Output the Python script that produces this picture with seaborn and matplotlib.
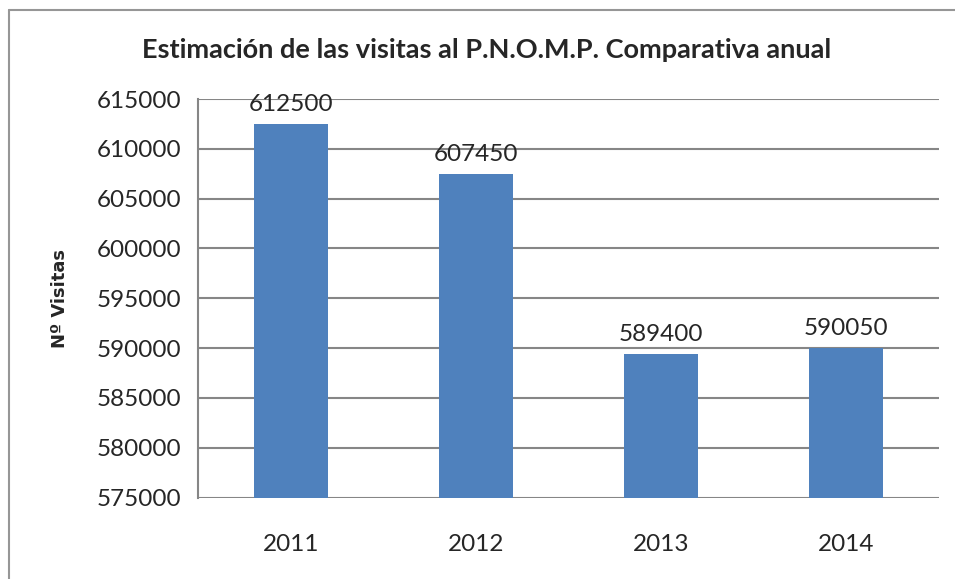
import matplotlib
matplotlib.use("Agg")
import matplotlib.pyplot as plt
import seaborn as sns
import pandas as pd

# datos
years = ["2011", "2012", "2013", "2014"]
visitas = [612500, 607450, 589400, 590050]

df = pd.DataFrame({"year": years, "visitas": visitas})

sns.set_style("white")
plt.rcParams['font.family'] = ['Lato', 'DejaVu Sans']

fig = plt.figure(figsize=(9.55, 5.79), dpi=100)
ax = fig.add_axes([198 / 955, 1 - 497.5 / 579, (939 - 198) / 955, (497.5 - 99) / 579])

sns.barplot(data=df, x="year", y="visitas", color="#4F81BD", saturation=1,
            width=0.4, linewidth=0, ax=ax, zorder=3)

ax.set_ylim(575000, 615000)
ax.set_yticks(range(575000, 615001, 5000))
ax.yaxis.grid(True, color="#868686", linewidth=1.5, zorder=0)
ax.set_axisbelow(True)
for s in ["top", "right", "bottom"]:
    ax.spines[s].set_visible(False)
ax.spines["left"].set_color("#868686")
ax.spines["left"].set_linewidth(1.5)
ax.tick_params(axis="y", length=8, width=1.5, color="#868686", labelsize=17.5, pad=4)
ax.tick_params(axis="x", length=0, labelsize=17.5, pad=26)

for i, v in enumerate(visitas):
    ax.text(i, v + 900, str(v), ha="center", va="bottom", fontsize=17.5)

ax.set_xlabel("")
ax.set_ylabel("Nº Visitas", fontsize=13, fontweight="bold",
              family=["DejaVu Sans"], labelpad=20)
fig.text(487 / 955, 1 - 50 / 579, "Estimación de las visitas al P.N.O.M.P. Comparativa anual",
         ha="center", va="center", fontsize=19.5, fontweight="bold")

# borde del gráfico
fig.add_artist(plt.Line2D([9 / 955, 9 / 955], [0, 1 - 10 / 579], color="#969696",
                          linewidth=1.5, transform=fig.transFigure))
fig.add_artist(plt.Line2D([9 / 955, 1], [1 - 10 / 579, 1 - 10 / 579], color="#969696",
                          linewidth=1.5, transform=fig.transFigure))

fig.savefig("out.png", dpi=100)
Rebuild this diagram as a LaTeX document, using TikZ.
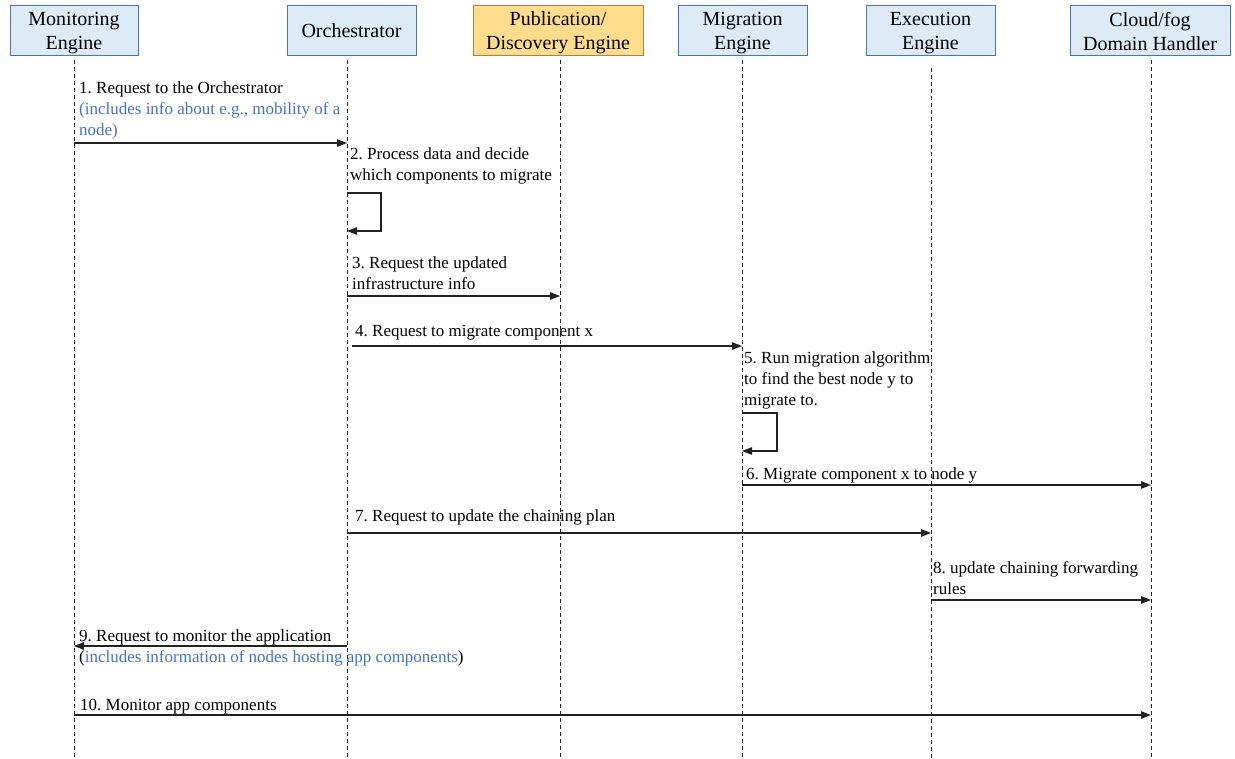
==============================
**REQUIRED TASK:** Images do not belong in the copy; reproduce all other parts of the records above verbatim.

**EXPECTED ANSWER:**
Output the Python script that produces this picture with seaborn and matplotlib.
import matplotlib
matplotlib.use("Agg")
import matplotlib.pyplot as plt
import seaborn as sns
import pandas as pd

# datos
years = ["2011", "2012", "2013", "2014"]
visitas = [612500, 607450, 589400, 590050]

df = pd.DataFrame({"year": years, "visitas": visitas})

sns.set_style("white")
plt.rcParams['font.family'] = ['Lato', 'DejaVu Sans']

fig = plt.figure(figsize=(9.55, 5.79), dpi=100)
ax = fig.add_axes([198 / 955, 1 - 497.5 / 579, (939 - 198) / 955, (497.5 - 99) / 579])

sns.barplot(data=df, x="year", y="visitas", color="#4F81BD", saturation=1,
            width=0.4, linewidth=0, ax=ax, zorder=3)

ax.set_ylim(575000, 615000)
ax.set_yticks(range(575000, 615001, 5000))
ax.yaxis.grid(True, color="#868686", linewidth=1.5, zorder=0)
ax.set_axisbelow(True)
for s in ["top", "right", "bottom"]:
    ax.spines[s].set_visible(False)
ax.spines["left"].set_color("#868686")
ax.spines["left"].set_linewidth(1.5)
ax.tick_params(axis="y", length=8, width=1.5, color="#868686", labelsize=17.5, pad=4)
ax.tick_params(axis="x", length=0, labelsize=17.5, pad=26)

for i, v in enumerate(visitas):
    ax.text(i, v + 900, str(v), ha="center", va="bottom", fontsize=17.5)

ax.set_xlabel("")
ax.set_ylabel("Nº Visitas", fontsize=13, fontweight="bold",
              family=["DejaVu Sans"], labelpad=20)
fig.text(487 / 955, 1 - 50 / 579, "Estimación de las visitas al P.N.O.M.P. Comparativa anual",
         ha="center", va="center", fontsize=19.5, fontweight="bold")

# borde del gráfico
fig.add_artist(plt.Line2D([9 / 955, 9 / 955], [0, 1 - 10 / 579], color="#969696",
                          linewidth=1.5, transform=fig.transFigure))
fig.add_artist(plt.Line2D([9 / 955, 1], [1 - 10 / 579, 1 - 10 / 579], color="#969696",
                          linewidth=1.5, transform=fig.transFigure))

fig.savefig("out.png", dpi=100)
Rebuild this diagram as a LaTeX document, using TikZ.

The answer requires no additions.